# start of Dataset excerpts

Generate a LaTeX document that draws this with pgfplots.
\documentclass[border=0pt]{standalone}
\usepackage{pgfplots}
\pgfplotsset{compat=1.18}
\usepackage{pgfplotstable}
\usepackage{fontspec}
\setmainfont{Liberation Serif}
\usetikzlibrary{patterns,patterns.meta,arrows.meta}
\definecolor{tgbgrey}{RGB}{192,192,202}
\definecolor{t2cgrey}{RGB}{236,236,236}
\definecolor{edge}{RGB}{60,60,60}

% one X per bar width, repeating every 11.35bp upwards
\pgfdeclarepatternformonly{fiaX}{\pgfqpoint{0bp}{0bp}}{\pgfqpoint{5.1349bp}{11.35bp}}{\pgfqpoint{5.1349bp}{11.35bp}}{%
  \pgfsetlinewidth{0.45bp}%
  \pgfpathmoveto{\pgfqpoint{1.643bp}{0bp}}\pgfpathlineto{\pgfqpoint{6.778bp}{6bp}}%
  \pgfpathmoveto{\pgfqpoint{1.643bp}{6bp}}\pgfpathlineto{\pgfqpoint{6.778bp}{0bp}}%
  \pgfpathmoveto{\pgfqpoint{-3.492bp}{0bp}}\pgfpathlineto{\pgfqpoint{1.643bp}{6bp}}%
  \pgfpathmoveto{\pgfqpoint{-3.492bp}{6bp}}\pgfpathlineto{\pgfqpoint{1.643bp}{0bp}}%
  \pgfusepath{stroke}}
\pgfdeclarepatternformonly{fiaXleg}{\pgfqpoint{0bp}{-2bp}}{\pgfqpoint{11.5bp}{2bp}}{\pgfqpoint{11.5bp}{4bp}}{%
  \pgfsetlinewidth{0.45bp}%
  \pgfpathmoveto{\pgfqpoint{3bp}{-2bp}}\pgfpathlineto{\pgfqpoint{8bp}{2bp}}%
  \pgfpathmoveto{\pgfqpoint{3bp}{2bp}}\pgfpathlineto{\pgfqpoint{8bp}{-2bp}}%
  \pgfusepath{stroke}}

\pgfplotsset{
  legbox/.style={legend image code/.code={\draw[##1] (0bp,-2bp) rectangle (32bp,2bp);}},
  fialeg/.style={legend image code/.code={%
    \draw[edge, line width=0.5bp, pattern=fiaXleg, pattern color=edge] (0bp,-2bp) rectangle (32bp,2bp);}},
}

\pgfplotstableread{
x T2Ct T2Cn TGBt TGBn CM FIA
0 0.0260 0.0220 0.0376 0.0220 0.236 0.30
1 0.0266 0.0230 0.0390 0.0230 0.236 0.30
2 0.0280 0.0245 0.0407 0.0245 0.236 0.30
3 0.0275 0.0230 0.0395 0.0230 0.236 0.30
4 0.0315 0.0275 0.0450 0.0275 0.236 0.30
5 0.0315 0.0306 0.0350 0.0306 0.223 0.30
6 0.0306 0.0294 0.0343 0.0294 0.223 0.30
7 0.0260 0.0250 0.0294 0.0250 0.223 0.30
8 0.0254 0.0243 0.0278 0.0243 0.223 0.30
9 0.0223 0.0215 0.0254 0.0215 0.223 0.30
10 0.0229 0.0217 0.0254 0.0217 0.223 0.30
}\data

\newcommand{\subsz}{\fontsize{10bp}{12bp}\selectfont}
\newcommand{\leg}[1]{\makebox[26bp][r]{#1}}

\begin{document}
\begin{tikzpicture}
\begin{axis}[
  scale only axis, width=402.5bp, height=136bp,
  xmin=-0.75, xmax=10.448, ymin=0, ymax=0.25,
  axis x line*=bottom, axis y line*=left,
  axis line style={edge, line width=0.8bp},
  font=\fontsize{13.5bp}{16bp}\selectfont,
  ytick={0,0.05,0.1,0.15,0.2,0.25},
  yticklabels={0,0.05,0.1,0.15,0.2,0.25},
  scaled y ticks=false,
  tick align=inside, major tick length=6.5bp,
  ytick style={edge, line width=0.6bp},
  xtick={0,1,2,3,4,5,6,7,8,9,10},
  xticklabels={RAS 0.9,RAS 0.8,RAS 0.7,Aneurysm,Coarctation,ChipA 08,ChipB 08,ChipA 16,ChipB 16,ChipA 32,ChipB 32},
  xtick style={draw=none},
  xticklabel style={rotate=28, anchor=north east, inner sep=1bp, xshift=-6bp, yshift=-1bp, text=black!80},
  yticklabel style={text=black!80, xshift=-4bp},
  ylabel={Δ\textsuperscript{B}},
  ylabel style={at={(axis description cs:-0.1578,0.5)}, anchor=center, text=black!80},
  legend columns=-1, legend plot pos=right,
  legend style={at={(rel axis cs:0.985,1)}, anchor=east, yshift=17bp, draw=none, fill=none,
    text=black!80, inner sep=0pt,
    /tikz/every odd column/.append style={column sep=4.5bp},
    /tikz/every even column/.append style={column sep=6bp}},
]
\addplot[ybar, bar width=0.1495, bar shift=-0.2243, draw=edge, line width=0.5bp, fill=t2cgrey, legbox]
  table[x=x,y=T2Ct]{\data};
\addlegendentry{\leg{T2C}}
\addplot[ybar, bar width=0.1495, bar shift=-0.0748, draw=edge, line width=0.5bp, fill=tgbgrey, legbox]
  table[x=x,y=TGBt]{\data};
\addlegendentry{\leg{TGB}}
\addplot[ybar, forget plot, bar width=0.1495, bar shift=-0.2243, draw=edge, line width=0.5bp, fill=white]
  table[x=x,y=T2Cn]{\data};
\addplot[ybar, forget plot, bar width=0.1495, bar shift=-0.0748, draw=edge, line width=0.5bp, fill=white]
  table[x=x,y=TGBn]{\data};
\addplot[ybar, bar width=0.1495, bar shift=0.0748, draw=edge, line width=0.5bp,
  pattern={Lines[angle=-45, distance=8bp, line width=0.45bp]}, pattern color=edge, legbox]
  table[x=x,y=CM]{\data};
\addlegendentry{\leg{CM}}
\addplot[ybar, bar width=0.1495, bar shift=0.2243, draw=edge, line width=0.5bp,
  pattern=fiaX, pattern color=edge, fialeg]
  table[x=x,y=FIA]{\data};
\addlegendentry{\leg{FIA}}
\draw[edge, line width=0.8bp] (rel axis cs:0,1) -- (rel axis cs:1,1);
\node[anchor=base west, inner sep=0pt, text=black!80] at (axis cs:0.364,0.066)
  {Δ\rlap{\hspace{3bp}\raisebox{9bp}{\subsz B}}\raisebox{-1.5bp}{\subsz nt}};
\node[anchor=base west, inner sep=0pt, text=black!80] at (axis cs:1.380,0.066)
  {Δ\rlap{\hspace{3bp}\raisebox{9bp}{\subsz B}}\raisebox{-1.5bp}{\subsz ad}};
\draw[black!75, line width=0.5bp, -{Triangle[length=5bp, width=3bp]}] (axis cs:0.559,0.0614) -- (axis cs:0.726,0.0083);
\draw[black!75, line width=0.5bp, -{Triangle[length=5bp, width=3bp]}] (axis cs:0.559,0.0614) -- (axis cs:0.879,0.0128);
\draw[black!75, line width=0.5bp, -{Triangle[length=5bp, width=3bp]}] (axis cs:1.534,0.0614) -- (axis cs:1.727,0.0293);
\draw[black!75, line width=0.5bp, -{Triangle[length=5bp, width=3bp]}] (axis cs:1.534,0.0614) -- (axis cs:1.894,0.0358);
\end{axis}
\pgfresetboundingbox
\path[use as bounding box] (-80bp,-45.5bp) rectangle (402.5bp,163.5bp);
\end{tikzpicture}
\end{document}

# end of Dataset excerpts
# start of Dataset excerpts

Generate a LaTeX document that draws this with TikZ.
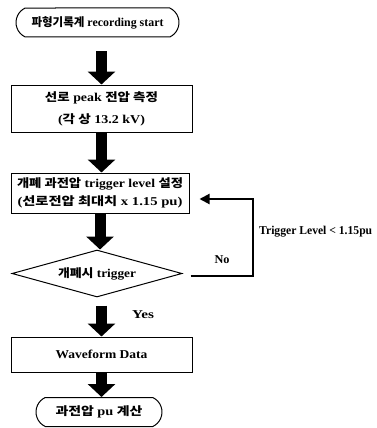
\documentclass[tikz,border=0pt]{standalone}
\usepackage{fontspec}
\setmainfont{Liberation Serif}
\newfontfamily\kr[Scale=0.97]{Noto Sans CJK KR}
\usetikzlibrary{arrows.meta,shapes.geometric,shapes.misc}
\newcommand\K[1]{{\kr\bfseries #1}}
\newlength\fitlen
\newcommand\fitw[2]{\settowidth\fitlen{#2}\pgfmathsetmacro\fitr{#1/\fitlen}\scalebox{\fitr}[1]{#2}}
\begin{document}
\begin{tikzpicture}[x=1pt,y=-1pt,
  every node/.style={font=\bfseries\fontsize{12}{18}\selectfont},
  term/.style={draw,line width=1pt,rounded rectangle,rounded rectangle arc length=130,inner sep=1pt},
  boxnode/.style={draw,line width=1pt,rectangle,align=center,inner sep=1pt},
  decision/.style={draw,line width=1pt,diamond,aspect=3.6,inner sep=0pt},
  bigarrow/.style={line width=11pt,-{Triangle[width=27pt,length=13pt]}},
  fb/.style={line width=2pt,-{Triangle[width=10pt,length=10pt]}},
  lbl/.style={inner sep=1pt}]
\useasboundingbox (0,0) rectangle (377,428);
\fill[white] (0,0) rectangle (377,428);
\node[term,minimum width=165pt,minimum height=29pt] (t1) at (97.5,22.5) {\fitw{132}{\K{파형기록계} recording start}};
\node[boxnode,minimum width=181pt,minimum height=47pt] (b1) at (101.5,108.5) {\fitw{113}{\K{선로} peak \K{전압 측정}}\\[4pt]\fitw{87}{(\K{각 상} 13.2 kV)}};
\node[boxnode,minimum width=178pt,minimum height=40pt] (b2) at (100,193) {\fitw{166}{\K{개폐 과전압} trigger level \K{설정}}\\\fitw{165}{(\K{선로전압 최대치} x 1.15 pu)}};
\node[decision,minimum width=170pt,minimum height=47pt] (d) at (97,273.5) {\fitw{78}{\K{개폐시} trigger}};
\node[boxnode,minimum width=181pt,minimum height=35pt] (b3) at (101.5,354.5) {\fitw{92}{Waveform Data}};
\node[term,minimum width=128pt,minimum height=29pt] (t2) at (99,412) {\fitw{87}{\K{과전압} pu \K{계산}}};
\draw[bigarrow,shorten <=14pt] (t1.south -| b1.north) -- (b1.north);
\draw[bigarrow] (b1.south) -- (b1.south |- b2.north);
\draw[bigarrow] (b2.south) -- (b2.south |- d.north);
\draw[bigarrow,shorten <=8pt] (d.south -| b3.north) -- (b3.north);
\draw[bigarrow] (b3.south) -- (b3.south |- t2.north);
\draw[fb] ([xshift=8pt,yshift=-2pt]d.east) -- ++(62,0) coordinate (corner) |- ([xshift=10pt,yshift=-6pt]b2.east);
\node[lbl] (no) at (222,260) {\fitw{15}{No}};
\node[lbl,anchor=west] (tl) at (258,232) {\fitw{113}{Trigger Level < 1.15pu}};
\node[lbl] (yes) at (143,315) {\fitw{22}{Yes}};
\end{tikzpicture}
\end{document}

# end of Dataset excerpts

#### [Given exercise]
Among the lines of the material above, how many include the string "LaTeX"? Report only that number.

#### [Correct result]
2